One way of doing this is to write views on the data to expose quality problems – you could, for example, expose orphaned Satellites, malformed Hub keys, or missing dates, or out of range data, and so on. So if the data is OK, then the views are empty. If not, we can see the offending records in the view. These views are almost a form of Satellite that we can attach to a Hub or Link record giving the rule its context. So how can we implement our business rules? We can calculate our business Satellites and populate them directly from a business rule, which is an option. Perhaps there’s a better way of doing this.
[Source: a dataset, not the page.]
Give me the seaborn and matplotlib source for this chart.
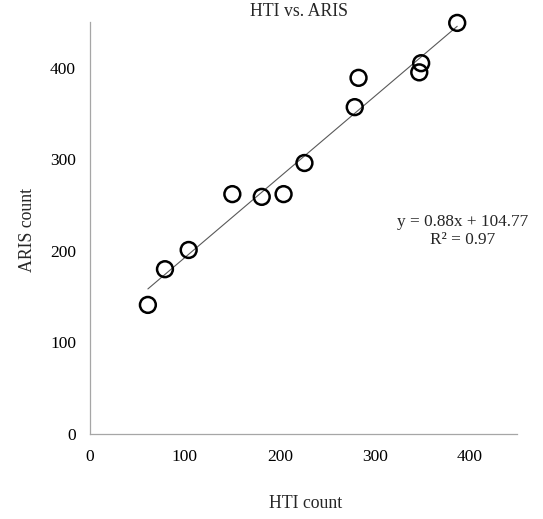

Let’s say we have our regular Data Vault load, as illustrated. Stage data through ETL into the Raw Vault. We then apply business rules to that raw data. If we treat our rules engine as another source system. We can feed that output back to the staging layer. And then load the data just as any source data. As we’ve already built robust loading utilities, we can use them to load that business for all data properly.
Well, that’s a quick overview of the Business Vault. In summary – don’t be confused – the Business Vault is just a part of the Vault, not a separate layer. Business rules can create new Satellites and sometimes they may create a Link or Hub too. There are different types of rule – summaries, derivations, helper tables, data science output, and quality checks.